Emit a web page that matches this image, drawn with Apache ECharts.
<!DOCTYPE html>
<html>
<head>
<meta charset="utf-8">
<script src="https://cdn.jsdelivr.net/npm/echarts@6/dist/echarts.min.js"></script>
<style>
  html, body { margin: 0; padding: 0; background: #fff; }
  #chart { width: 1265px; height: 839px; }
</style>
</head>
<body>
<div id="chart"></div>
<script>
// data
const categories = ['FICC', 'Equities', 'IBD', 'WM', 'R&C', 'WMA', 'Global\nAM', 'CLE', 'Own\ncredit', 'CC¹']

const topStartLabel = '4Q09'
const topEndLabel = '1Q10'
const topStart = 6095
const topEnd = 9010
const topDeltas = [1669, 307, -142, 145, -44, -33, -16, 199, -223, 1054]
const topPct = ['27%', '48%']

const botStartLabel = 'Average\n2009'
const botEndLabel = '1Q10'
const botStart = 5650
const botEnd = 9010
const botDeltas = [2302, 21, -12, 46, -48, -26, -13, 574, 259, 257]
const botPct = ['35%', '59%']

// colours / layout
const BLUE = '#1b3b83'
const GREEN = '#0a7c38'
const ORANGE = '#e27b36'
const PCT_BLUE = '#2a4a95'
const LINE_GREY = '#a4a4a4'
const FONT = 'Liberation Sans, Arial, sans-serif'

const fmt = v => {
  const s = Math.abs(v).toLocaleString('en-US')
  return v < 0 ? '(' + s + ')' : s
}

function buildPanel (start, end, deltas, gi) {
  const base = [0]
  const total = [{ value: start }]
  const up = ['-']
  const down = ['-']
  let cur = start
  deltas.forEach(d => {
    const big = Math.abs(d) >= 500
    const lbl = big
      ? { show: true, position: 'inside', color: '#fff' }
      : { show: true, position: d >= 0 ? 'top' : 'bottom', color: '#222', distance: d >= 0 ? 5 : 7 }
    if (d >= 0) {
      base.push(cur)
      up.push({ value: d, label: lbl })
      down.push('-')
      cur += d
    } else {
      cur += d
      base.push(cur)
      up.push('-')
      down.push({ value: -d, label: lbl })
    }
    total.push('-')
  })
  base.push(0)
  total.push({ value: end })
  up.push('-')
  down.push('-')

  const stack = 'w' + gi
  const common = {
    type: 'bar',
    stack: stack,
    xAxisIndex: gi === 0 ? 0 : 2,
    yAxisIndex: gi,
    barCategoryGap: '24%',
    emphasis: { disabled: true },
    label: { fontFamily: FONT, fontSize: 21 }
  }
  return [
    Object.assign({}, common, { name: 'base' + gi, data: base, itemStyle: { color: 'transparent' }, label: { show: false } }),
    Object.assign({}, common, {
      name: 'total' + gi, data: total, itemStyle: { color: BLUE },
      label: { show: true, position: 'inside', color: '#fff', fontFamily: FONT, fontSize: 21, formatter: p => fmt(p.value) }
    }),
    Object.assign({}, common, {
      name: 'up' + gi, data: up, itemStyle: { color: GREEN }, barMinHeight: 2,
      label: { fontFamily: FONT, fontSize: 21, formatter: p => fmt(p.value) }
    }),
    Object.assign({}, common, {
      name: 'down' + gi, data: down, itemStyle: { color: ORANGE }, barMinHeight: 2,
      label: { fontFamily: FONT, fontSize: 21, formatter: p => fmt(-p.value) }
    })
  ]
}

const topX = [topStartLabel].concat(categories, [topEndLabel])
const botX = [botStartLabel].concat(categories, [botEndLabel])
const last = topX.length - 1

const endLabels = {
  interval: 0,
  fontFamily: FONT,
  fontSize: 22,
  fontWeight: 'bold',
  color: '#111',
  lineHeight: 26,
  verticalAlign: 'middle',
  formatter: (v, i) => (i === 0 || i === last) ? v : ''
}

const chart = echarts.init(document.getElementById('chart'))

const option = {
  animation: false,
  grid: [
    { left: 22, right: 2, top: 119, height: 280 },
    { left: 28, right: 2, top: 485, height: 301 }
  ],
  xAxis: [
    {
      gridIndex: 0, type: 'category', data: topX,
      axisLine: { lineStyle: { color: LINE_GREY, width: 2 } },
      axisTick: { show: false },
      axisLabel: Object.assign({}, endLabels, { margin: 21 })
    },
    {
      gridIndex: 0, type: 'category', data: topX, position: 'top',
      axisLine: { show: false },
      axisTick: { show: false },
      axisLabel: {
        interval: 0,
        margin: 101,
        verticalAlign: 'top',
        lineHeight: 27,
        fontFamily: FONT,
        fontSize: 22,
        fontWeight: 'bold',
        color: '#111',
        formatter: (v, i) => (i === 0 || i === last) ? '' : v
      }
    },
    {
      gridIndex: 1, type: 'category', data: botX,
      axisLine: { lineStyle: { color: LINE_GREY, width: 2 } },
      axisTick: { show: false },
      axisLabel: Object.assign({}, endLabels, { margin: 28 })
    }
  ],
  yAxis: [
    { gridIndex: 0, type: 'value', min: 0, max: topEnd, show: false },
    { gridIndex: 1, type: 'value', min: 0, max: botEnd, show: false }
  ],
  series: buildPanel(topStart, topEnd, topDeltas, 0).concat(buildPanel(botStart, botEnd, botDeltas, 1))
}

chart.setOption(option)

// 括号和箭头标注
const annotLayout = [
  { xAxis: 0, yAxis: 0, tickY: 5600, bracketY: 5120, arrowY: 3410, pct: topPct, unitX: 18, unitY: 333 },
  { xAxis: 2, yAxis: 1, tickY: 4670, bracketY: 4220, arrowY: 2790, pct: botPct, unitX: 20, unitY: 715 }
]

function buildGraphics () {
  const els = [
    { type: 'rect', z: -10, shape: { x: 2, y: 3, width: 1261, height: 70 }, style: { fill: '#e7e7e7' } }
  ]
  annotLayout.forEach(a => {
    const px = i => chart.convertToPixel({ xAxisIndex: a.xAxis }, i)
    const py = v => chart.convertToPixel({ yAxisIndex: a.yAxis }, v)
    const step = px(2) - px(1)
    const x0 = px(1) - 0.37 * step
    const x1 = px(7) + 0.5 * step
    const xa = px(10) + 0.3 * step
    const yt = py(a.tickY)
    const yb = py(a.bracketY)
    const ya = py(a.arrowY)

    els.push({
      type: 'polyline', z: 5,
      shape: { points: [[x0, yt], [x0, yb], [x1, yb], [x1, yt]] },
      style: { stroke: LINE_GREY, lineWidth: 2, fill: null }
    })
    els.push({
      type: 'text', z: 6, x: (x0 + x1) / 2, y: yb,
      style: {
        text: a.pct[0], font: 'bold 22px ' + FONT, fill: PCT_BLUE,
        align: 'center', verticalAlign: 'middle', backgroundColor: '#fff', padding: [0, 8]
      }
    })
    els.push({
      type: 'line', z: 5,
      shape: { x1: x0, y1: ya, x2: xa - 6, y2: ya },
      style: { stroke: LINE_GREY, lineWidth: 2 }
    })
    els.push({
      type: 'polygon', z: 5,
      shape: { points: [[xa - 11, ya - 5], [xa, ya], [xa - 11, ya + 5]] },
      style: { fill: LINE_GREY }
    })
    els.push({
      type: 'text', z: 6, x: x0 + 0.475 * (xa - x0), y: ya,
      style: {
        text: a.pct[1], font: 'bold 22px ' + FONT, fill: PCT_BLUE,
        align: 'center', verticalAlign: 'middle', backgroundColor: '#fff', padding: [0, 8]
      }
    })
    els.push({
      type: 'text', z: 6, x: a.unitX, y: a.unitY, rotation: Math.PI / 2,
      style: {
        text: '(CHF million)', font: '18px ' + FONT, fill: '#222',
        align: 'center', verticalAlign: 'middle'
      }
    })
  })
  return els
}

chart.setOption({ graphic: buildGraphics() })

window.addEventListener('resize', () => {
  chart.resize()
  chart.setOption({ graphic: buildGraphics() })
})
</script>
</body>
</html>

Stated problem — All of the data needs to be reproduced exactly, with no line missing.

The reply —
Emit a web page that matches this image, drawn with Apache ECharts.
<!DOCTYPE html>
<html>
<head>
<meta charset="utf-8">
<script src="https://cdn.jsdelivr.net/npm/echarts@6/dist/echarts.min.js"></script>
<style>
  html, body { margin: 0; padding: 0; background: #fff; }
  #chart { width: 1265px; height: 839px; }
</style>
</head>
<body>
<div id="chart"></div>
<script>
// data
const categories = ['FICC', 'Equities', 'IBD', 'WM', 'R&C', 'WMA', 'Global\nAM', 'CLE', 'Own\ncredit', 'CC¹']

const topStartLabel = '4Q09'
const topEndLabel = '1Q10'
const topStart = 6095
const topEnd = 9010
const topDeltas = [1669, 307, -142, 145, -44, -33, -16, 199, -223, 1054]
const topPct = ['27%', '48%']

const botStartLabel = 'Average\n2009'
const botEndLabel = '1Q10'
const botStart = 5650
const botEnd = 9010
const botDeltas = [2302, 21, -12, 46, -48, -26, -13, 574, 259, 257]
const botPct = ['35%', '59%']

// colours / layout
const BLUE = '#1b3b83'
const GREEN = '#0a7c38'
const ORANGE = '#e27b36'
const PCT_BLUE = '#2a4a95'
const LINE_GREY = '#a4a4a4'
const FONT = 'Liberation Sans, Arial, sans-serif'

const fmt = v => {
  const s = Math.abs(v).toLocaleString('en-US')
  return v < 0 ? '(' + s + ')' : s
}

function buildPanel (start, end, deltas, gi) {
  const base = [0]
  const total = [{ value: start }]
  const up = ['-']
  const down = ['-']
  let cur = start
  deltas.forEach(d => {
    const big = Math.abs(d) >= 500
    const lbl = big
      ? { show: true, position: 'inside', color: '#fff' }
      : { show: true, position: d >= 0 ? 'top' : 'bottom', color: '#222', distance: d >= 0 ? 5 : 7 }
    if (d >= 0) {
      base.push(cur)
      up.push({ value: d, label: lbl })
      down.push('-')
      cur += d
    } else {
      cur += d
      base.push(cur)
      up.push('-')
      down.push({ value: -d, label: lbl })
    }
    total.push('-')
  })
  base.push(0)
  total.push({ value: end })
  up.push('-')
  down.push('-')

  const stack = 'w' + gi
  const common = {
    type: 'bar',
    stack: stack,
    xAxisIndex: gi === 0 ? 0 : 2,
    yAxisIndex: gi,
    barCategoryGap: '24%',
    emphasis: { disabled: true },
    label: { fontFamily: FONT, fontSize: 21 }
  }
  return [
    Object.assign({}, common, { name: 'base' + gi, data: base, itemStyle: { color: 'transparent' }, label: { show: false } }),
    Object.assign({}, common, {
      name: 'total' + gi, data: total, itemStyle: { color: BLUE },
      label: { show: true, position: 'inside', color: '#fff', fontFamily: FONT, fontSize: 21, formatter: p => fmt(p.value) }
    }),
    Object.assign({}, common, {
      name: 'up' + gi, data: up, itemStyle: { color: GREEN }, barMinHeight: 2,
      label: { fontFamily: FONT, fontSize: 21, formatter: p => fmt(p.value) }
    }),
    Object.assign({}, common, {
      name: 'down' + gi, data: down, itemStyle: { color: ORANGE }, barMinHeight: 2,
      label: { fontFamily: FONT, fontSize: 21, formatter: p => fmt(-p.value) }
    })
  ]
}

const topX = [topStartLabel].concat(categories, [topEndLabel])
const botX = [botStartLabel].concat(categories, [botEndLabel])
const last = topX.length - 1

const endLabels = {
  interval: 0,
  fontFamily: FONT,
  fontSize: 22,
  fontWeight: 'bold',
  color: '#111',
  lineHeight: 26,
  verticalAlign: 'middle',
  formatter: (v, i) => (i === 0 || i === last) ? v : ''
}

const chart = echarts.init(document.getElementById('chart'))

const option = {
  animation: false,
  grid: [
    { left: 22, right: 2, top: 119, height: 280 },
    { left: 28, right: 2, top: 485, height: 301 }
  ],
  xAxis: [
    {
      gridIndex: 0, type: 'category', data: topX,
      axisLine: { lineStyle: { color: LINE_GREY, width: 2 } },
      axisTick: { show: false },
      axisLabel: Object.assign({}, endLabels, { margin: 21 })
    },
    {
      gridIndex: 0, type: 'category', data: topX, position: 'top',
      axisLine: { show: false },
      axisTick: { show: false },
      axisLabel: {
        interval: 0,
        margin: 101,
        verticalAlign: 'top',
        lineHeight: 27,
        fontFamily: FONT,
        fontSize: 22,
        fontWeight: 'bold',
        color: '#111',
        formatter: (v, i) => (i === 0 || i === last) ? '' : v
      }
    },
    {
      gridIndex: 1, type: 'category', data: botX,
      axisLine: { lineStyle: { color: LINE_GREY, width: 2 } },
      axisTick: { show: false },
      axisLabel: Object.assign({}, endLabels, { margin: 28 })
    }
  ],
  yAxis: [
    { gridIndex: 0, type: 'value', min: 0, max: topEnd, show: false },
    { gridIndex: 1, type: 'value', min: 0, max: botEnd, show: false }
  ],
  series: buildPanel(topStart, topEnd, topDeltas, 0).concat(buildPanel(botStart, botEnd, botDeltas, 1))
}

chart.setOption(option)

// 括号和箭头标注
const annotLayout = [
  { xAxis: 0, yAxis: 0, tickY: 5600, bracketY: 5120, arrowY: 3410, pct: topPct, unitX: 18, unitY: 333 },
  { xAxis: 2, yAxis: 1, tickY: 4670, bracketY: 4220, arrowY: 2790, pct: botPct, unitX: 20, unitY: 715 }
]

function buildGraphics () {
  const els = [
    { type: 'rect', z: -10, shape: { x: 2, y: 3, width: 1261, height: 70 }, style: { fill: '#e7e7e7' } }
  ]
  annotLayout.forEach(a => {
    const px = i => chart.convertToPixel({ xAxisIndex: a.xAxis }, i)
    const py = v => chart.convertToPixel({ yAxisIndex: a.yAxis }, v)
    const step = px(2) - px(1)
    const x0 = px(1) - 0.37 * step
    const x1 = px(7) + 0.5 * step
    const xa = px(10) + 0.3 * step
    const yt = py(a.tickY)
    const yb = py(a.bracketY)
    const ya = py(a.arrowY)

    els.push({
      type: 'polyline', z: 5,
      shape: { points: [[x0, yt], [x0, yb], [x1, yb], [x1, yt]] },
      style: { stroke: LINE_GREY, lineWidth: 2, fill: null }
    })
    els.push({
      type: 'text', z: 6, x: (x0 + x1) / 2, y: yb,
      style: {
        text: a.pct[0], font: 'bold 22px ' + FONT, fill: PCT_BLUE,
        align: 'center', verticalAlign: 'middle', backgroundColor: '#fff', padding: [0, 8]
      }
    })
    els.push({
      type: 'line', z: 5,
      shape: { x1: x0, y1: ya, x2: xa - 6, y2: ya },
      style: { stroke: LINE_GREY, lineWidth: 2 }
    })
    els.push({
      type: 'polygon', z: 5,
      shape: { points: [[xa - 11, ya - 5], [xa, ya], [xa - 11, ya + 5]] },
      style: { fill: LINE_GREY }
    })
    els.push({
      type: 'text', z: 6, x: x0 + 0.475 * (xa - x0), y: ya,
      style: {
        text: a.pct[1], font: 'bold 22px ' + FONT, fill: PCT_BLUE,
        align: 'center', verticalAlign: 'middle', backgroundColor: '#fff', padding: [0, 8]
      }
    })
    els.push({
      type: 'text', z: 6, x: a.unitX, y: a.unitY, rotation: Math.PI / 2,
      style: {
        text: '(CHF million)', font: '18px ' + FONT, fill: '#222',
        align: 'center', verticalAlign: 'middle'
      }
    })
  })
  return els
}

chart.setOption({ graphic: buildGraphics() })

window.addEventListener('resize', () => {
  chart.resize()
  chart.setOption({ graphic: buildGraphics() })
})
</script>
</body>
</html>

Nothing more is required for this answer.